Bu ağır bir sorumluluk ve çok da külfetli bir iş aslında ama Dündar Ünlü isminin ünü tamamen kriz yönetebilme, hatta belki de krize mahal vermeme anlamında şüpheye mahal vermediği için müthiş bir dik duruş söz konusuydu. Sorumluluğu yüksek bir 27 gün… Tarihin her döneminde dünyanın her yerinde darbe girişimleri, muhtıralar olmuştur. Ama 2016 darbe girişiminin şehadet şerbeti içmeyi göze almış kahramanları tarihe unutulmayacak değerler olarak kazınırken, Başta Cumhurbaşkanımız olmak üzere bu muazzez davaya il teşkilatlarinda da sahip çıkan tavizsiz ve soğukkanlı başkanların olması, attığı her adımı kaydadeğer olan ve bu krizi yönetirken, duruşu ile örnek olan isimler de en az aziz şehitlerimiz kadar bugün hala akil ve ehil siyasetçi olarak görülür.Dönemin AK Parti Eskişehir İl Başkanı Dündar Ünlü de bu zaferin mihenk taşıdır.

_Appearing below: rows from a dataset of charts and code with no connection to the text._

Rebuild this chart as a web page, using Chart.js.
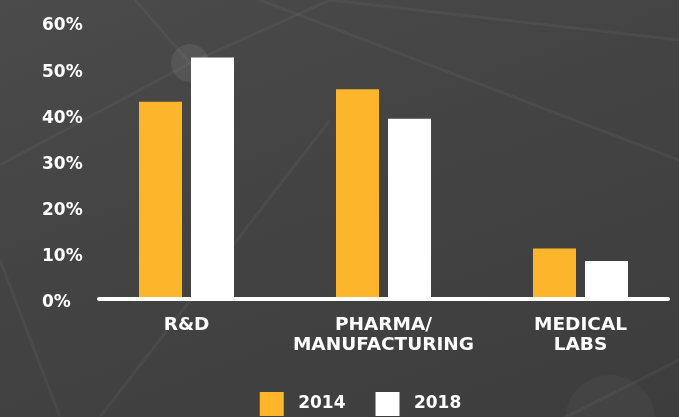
<!DOCTYPE html>
<html>
<head>
<meta charset="utf-8">
<script src="https://cdn.jsdelivr.net/npm/chart.js@4"></script>
<style>
  html, body { margin: 0; padding: 0; }
  body { width: 679px; height: 417px; overflow: hidden;
         background: linear-gradient(160deg, #4c4b4b 0%, #444343 45%, #3d3d3d 100%); }
  #wrap { position: relative; width: 679px; height: 417px; }
</style>
</head>
<body>
<div id="wrap"><canvas id="c" width="679" height="417"></canvas></div>
<script>
const categories = [["R&D"], ["PHARMA/", "MANUFACTURING"], ["MEDICAL", "LABS"]];
const seriesNames = ["2014", "2018"];
const values2014 = [42.5, 45.2, 10.7];
const values2018 = [52.1, 38.8, 8.0];
const yTicks = [0, 10, 20, 30, 40, 50, 60];

const FONT = "'DejaVu Sans', sans-serif";

const bgDeco = {
  id: 'bgDeco',
  beforeDraw(chart) {
    const ctx = chart.ctx;
    ctx.save();
    ctx.strokeStyle = 'rgba(255,255,255,0.045)';
    ctx.lineWidth = 3;
    const lines = [
      [[135, 0], [190, 63]], [[0, 165], [190, 63]], [[190, 63], [330, 0]],
      [[260, 0], [679, 160]], [[330, 0], [679, 40]], [[0, 260], [60, 417]],
      [[100, 417], [330, 120]], [[560, 420], [679, 360]]
    ];
    lines.forEach(([a, b]) => { ctx.beginPath(); ctx.moveTo(a[0], a[1]); ctx.lineTo(b[0], b[1]); ctx.stroke(); });
    ctx.fillStyle = 'rgba(255,255,255,0.08)';
    ctx.beginPath(); ctx.arc(190, 63, 19, 0, Math.PI * 2); ctx.fill();
    ctx.fillStyle = 'rgba(255,255,255,0.03)';
    ctx.beginPath(); ctx.arc(610, 420, 45, 0, Math.PI * 2); ctx.fill();
    ctx.restore();
  }
};

const zeroLine = {
  id: 'zeroLine',
  afterDatasetsDraw(chart) {
    const { ctx, chartArea, scales } = chart;
    const y = scales.y.getPixelForValue(0) + 1;
    ctx.save();
    ctx.strokeStyle = '#ffffff';
    ctx.lineWidth = 4;
    ctx.lineCap = 'round';
    ctx.beginPath();
    ctx.moveTo(chartArea.left + 11, y);
    ctx.lineTo(chartArea.right - 11, y);
    ctx.stroke();
    ctx.restore();
  }
};

new Chart(document.getElementById('c'), {
  type: 'bar',
  data: {
    labels: categories,
    datasets: [
      { label: seriesNames[0], data: values2014, backgroundColor: '#FDB62C', borderWidth: 0 },
      { label: seriesNames[1], data: values2018, backgroundColor: '#FFFFFF', borderWidth: 0 }
    ]
  },
  options: {
    responsive: false,
    animation: false,
    devicePixelRatio: 1,
    categoryPercentage: 0.528,
    barPercentage: 0.827,
    layout: { padding: { left: 42, right: 0, top: 21, bottom: -9 } },
    plugins: {
      tooltip: { enabled: false },
      legend: {
        position: 'bottom',
        labels: {
          color: '#ffffff',
          font: { family: FONT, size: 17, weight: 'bold' },
          boxWidth: 24,
          boxHeight: 24,
          padding: 30,
          generateLabels(chart) {
            return Chart.defaults.plugins.legend.labels.generateLabels(chart)
              .map(l => Object.assign({}, l, { text: ' ' + l.text }));
          }
        }
      }
    },
    scales: {
      x: {
        afterFit(scale) { scale.height = 64; },
        grid: { display: false, drawTicks: false },
        border: { display: false },
        ticks: {
          color: '#ffffff',
          font: { family: FONT, size: 18.5, weight: 'bold', lineHeight: 1.08 },
          padding: 17,
          maxRotation: 0,
          autoSkip: false
        }
      },
      y: {
        min: 0,
        max: 60,
        afterBuildTicks(scale) { scale.ticks = yTicks.map(v => ({ value: v })); },
        afterFit(scale) { scale.width = 46; },
        grid: { display: false, drawTicks: false },
        border: { display: false },
        ticks: {
          color: '#ffffff',
          font: { family: FONT, size: 17, weight: 'bold' },
          crossAlign: 'far',
          labelOffset: 5,
          padding: 5,
          callback: v => v + '%'
        }
      }
    }
  },
  plugins: [bgDeco, zeroLine]
});
</script>
</body>
</html>
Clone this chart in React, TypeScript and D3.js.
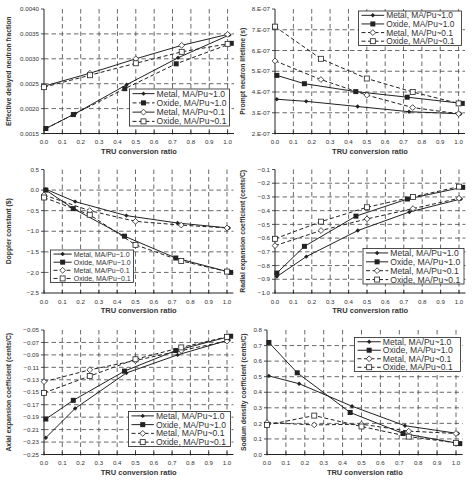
import React from "react";
import * as d3 from "d3";

// ---------- data ----------
const seriesNames = ["Metal, MA/Pu~1.0", "Oxide, MA/Pu~1.0", "Metal, MA/Pu~0.1", "Oxide, MA/Pu~0.1"];
const xMetal10 = [0.01, 0.17, 0.45, 0.73, 1.01];
const xOxide10 = [0.01, 0.16, 0.44, 0.72, 1.02];
const xMetal01 = [0, 0.25, 0.5, 0.75, 1.0];
const xOxide01 = [0, 0.25, 0.5, 0.75, 1.0];
const xTicks = [0, 0.1, 0.2, 0.3, 0.4, 0.5, 0.6, 0.7, 0.8, 0.9, 1.0];
const xTitle = "TRU conversion ratio";

// Panel 1: effective delayed neutron fraction
const betaMetal10 = [0.0016, 0.0019, 0.00248, 0.00302, 0.00348];
const betaOxide10 = [0.0016, 0.00188, 0.0024, 0.0029, 0.00331];
const betaMetal01 = [0.00245, 0.00271, 0.003, 0.00327, 0.00349];
const betaOxide01 = [0.00243, 0.00267, 0.00291, 0.00314, 0.0033];
const betaTicks = [0.0015, 0.002, 0.0025, 0.003, 0.0035, 0.004];

// Panel 2: prompt neutron lifetime
const lifeMetal10 = [3.65e-7, 3.55e-7, 3.3e-7, 3.05e-7, 2.95e-7];
const lifeOxide10 = [4.8e-7, 4.4e-7, 4.02e-7, 3.75e-7, 3.45e-7];
const lifeMetal01 = [5.5e-7, 4.6e-7, 3.85e-7, 3.25e-7, 2.95e-7];
const lifeOxide01 = [7.15e-7, 5.6e-7, 4.65e-7, 4.0e-7, 3.45e-7];
const lifeTicks = [2e-7, 3e-7, 4e-7, 5e-7, 6e-7, 7e-7, 8e-7];

// Panel 3: Doppler constant
const dopMetal10 = [0.02, -0.28, -0.62, -0.8, -0.92];
const dopOxide10 = [0.0, -0.45, -1.12, -1.65, -2.0];
const dopMetal01 = [-0.12, -0.5, -0.76, -0.85, -0.92];
const dopOxide01 = [-0.18, -0.6, -1.33, -1.72, -1.98];
const dopTicks = [-2.5, -2.0, -1.5, -1.0, -0.5, 0.0, 0.5];

// Panel 4: radial expansion coefficient
const radMetal10 = [-0.88, -0.735, -0.545, -0.41, -0.315];
const radOxide10 = [-0.855, -0.66, -0.44, -0.315, -0.23];
const radMetal01 = [-0.655, -0.545, -0.46, -0.385, -0.31];
const radOxide01 = [-0.605, -0.48, -0.375, -0.3, -0.225];
const radTicks = [-1.0, -0.9, -0.8, -0.7, -0.6, -0.5, -0.4, -0.3, -0.2, -0.1];

// Panel 5: axial expansion coefficient
const axMetal10 = [-0.223, -0.176, -0.119, -0.09, -0.066];
const axOxide10 = [-0.193, -0.163, -0.116, -0.083, -0.06];
const axMetal01 = [-0.133, -0.114, -0.099, -0.083, -0.068];
const axOxide01 = [-0.151, -0.124, -0.097, -0.078, -0.061];
const axTicks = [-0.25, -0.23, -0.21, -0.19, -0.17, -0.15, -0.13, -0.11, -0.09, -0.07, -0.05];

// Panel 6: sodium density coefficient
const naMetal10 = [0.505, 0.455, 0.31, 0.185, 0.135];
const naOxide10 = [0.72, 0.525, 0.27, 0.135, 0.07];
const naMetal01 = [0.205, 0.19, 0.195, 0.15, 0.135];
const naOxide01 = [0.19, 0.25, 0.18, 0.115, 0.075];
const naTicks = [0, 0.1, 0.2, 0.3, 0.4, 0.5, 0.6, 0.7, 0.8];

// ---------- layout ----------
const FONT = "'Liberation Sans', Arial, Helvetica, sans-serif";
const INK = "#222";
const xs = [xMetal10, xOxide10, xMetal01, xOxide01];
const markers = ["dot", "fsquare", "odiamond", "osquare"];

type Panel = {
  x0: number; x1: number; top: number; bottom: number;
  ticks: number[]; fmt: (v: number) => string;
  yTitle: string; titleX: number;
  ys: number[][]; dashed: boolean[];
  legend: { x: number; y: number; w: number; h: number; fs: number };
};

const f1 = d3.format(".1f");
const panels: Panel[] = [
  {
    x0: 44, x1: 227.6, top: 9, bottom: 133.5, ticks: betaTicks, fmt: d3.format(".4f"),
    yTitle: "Effective delayed neutron fraction", titleX: 9,
    ys: [betaMetal10, betaOxide10, betaMetal01, betaOxide01], dashed: [false, true, false, true],
    legend: { x: 129.5, y: 89, w: 100, h: 37, fs: 8.6 },
  },
  {
    x0: 275, x1: 458.6, top: 9, bottom: 133.5, ticks: lifeTicks, fmt: (v) => `${Math.round(v * 1e7)}.E-07`,
    yTitle: "Prompt neutron lifetime (s)", titleX: 243,
    ys: [lifeMetal10, lifeOxide10, lifeMetal01, lifeOxide01], dashed: [false, false, true, true],
    legend: { x: 358.5, y: 11, w: 103, h: 34.5, fs: 8.4 },
  },
  {
    x0: 44, x1: 227, top: 169.5, bottom: 293, ticks: dopTicks, fmt: f1,
    yTitle: "Doppler constant ($)", titleX: 9,
    ys: [dopMetal10, dopOxide10, dopMetal01, dopOxide01], dashed: [false, false, true, true],
    legend: { x: 50.5, y: 250, w: 83, h: 32.5, fs: 7 },
  },
  {
    x0: 275, x1: 459, top: 169.5, bottom: 293, ticks: radTicks, fmt: f1,
    yTitle: "Radial expansion coefficient (cents/C)", titleX: 243,
    ys: [radMetal10, radOxide10, radMetal01, radOxide01], dashed: [false, false, true, true],
    legend: { x: 363, y: 248.5, w: 101, h: 35.5, fs: 8.6 },
  },
  {
    x0: 44, x1: 227, top: 330, bottom: 454.5, ticks: axTicks, fmt: d3.format(".2f"),
    yTitle: "Axial expansion coefficient (cents/C)", titleX: 9,
    ys: [axMetal10, axOxide10, axMetal01, axOxide01], dashed: [false, false, true, true],
    legend: { x: 128.5, y: 411.5, w: 102, h: 35, fs: 8.6 },
  },
  {
    x0: 267, x1: 456, top: 330, bottom: 454.5, ticks: naTicks, fmt: f1,
    yTitle: "Sodium density coefficient (cents/C)", titleX: 244,
    ys: [naMetal10, naOxide10, naMetal01, naOxide01], dashed: [false, false, true, true],
    legend: { x: 354.5, y: 337.5, w: 106, h: 34, fs: 8.6 },
  },
];

function Marker({ kind, x, y }: { kind: string; x: number; y: number }) {
  if (kind === "dot")
    return <path d={`M${x},${y - 2.2}L${x + 2.2},${y}L${x},${y + 2.2}L${x - 2.2},${y}Z`} fill={INK} />;
  if (kind === "fsquare") return <rect x={x - 2.5} y={y - 2.5} width={5} height={5} fill={INK} />;
  if (kind === "odiamond")
    return <path d={`M${x},${y - 2.9}L${x + 2.9},${y}L${x},${y + 2.9}L${x - 2.9},${y}Z`} fill="#fff" stroke={INK} strokeWidth={0.8} />;
  return <rect x={x - 2.5} y={y - 2.5} width={5} height={5} fill="#fff" stroke={INK} strokeWidth={0.8} />;
}

function PanelView({ p }: { p: Panel }) {
  const x = d3.scaleLinear().domain([0, 1]).range([p.x0, p.x1]);
  const y = d3.scaleLinear().domain([p.ticks[0], p.ticks[p.ticks.length - 1]]).range([p.bottom, p.top]);
  const xEnd = x(1.035);
  const line = d3.line<[number, number]>().x((d) => x(d[0])).y((d) => y(d[1]));
  const grid = { stroke: "#444", strokeWidth: 0.8, strokeDasharray: "4.5,3" };
  const L = p.legend;
  const rowH = L.h / 4;
  const sampleW = L.w * 0.22;
  return (
    <g>
      {xTicks.slice(1).map((t) => (
        <line key={"vx" + t} x1={x(t)} x2={x(t)} y1={p.top} y2={p.bottom} {...grid} />
      ))}
      {p.ticks.slice(1, -1).map((t) => (
        <line key={"hy" + t} x1={p.x0} x2={xEnd} y1={y(t)} y2={y(t)} {...grid} />
      ))}
      <line x1={p.x0} x2={p.x0} y1={p.top} y2={p.bottom} stroke={INK} strokeWidth={1} />
      <line x1={p.x0} x2={xEnd} y1={p.bottom} y2={p.bottom} stroke={INK} strokeWidth={1} />
      {p.ticks.map((t) => (
        <g key={"yt" + t}>
          <line x1={p.x0 - 3} x2={p.x0} y1={y(t)} y2={y(t)} stroke={INK} strokeWidth={0.8} />
          <text x={p.x0 - 5} y={y(t) + 2.2} fontSize={6.2} textAnchor="end" fill="#333" fontFamily={FONT}>
            {p.fmt(t)}
          </text>
        </g>
      ))}
      {xTicks.map((t) => (
        <g key={"xt" + t}>
          <line x1={x(t)} x2={x(t)} y1={p.bottom - 3} y2={p.bottom + 1} stroke={INK} strokeWidth={0.8} />
          <text x={x(t)} y={p.bottom + 10.5} fontSize={6.2} textAnchor="middle" fill="#333" fontFamily={FONT}>
            {f1(t)}
          </text>
        </g>
      ))}
      <text x={(p.x0 + xEnd) / 2} y={p.bottom + 20} fontSize={7.5} fontWeight="bold" textAnchor="middle" fill="#333" fontFamily={FONT}>
        {xTitle}
      </text>
      <text
        transform={`translate(${p.titleX},${(p.top + p.bottom) / 2}) rotate(-90)`}
        fontSize={6.8} fontWeight="bold" textAnchor="middle" dy="0.35em" fill="#333" fontFamily={FONT}
      >
        {p.yTitle}
      </text>
      {p.ys.map((vals, i) => {
        const pts = vals.map((v, j) => [xs[i][j], v] as [number, number]);
        return (
          <g key={"s" + i}>
            <path d={line(pts) || ""} fill="none" stroke={INK} strokeWidth={1} strokeDasharray={p.dashed[i] ? "4,2.5" : undefined} />
            {pts.map((d, j) => (
              <Marker key={j} kind={markers[i]} x={x(d[0])} y={y(d[1])} />
            ))}
          </g>
        );
      })}
      <rect x={L.x} y={L.y} width={L.w} height={L.h} fill="#fff" stroke={INK} strokeWidth={0.8} />
      {seriesNames.map((name, i) => {
        const cy = L.y + rowH * (i + 0.5);
        return (
          <g key={"lg" + i}>
            <line x1={L.x + 3} x2={L.x + 3 + sampleW} y1={cy} y2={cy} stroke={INK} strokeWidth={1}
              strokeDasharray={p.dashed[i] ? "4,2.5" : undefined} />
            <Marker kind={markers[i]} x={L.x + 3 + sampleW / 2} y={cy} />
            <text x={L.x + 5 + sampleW} y={cy + L.fs * 0.35} fontSize={L.fs} fill="#333" fontFamily={FONT}>
              {name}
            </text>
          </g>
        );
      })}
    </g>
  );
}

export default function App() {
  return (
    <svg width={476} height={490} style={{ position: "absolute", left: 0, top: 0, background: "#fff" }}>
      <rect width={476} height={490} fill="#fff" />
      {panels.map((p, i) => (
        <PanelView key={i} p={p} />
      ))}
    </svg>
  );
}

O geceyi de, o gecenin kahramanlarını da, o kahramanları organize eden, bir olan, iri ve diri tutan il başkanı Dündar Ünlü’yü de muhabbet ve özlem ile anıyoruz. Bugünden geriye dönük minnet ifadelerimi samimiyetle Dündar başkana iletirken, zor zamanların, zoru başarabilen memurlarını Mevla muazzam ayarlıyor ve sizi de buna memur kılıp ecrinden nasiplendiriyor. Allah bir daha cemaat olgusu kostümü giymiş, İslami değerleri ile üzerlerini kamufle etmiş, icazetlerini adeta bir görevlendirme addetip kendi milletine kurşun sıktırmaya kastedettirebilecek hainlere fırsat vermesin.
- Eskişehir ‘i de Dündar Bey gibi iyi insanlardan mahrum etmesin.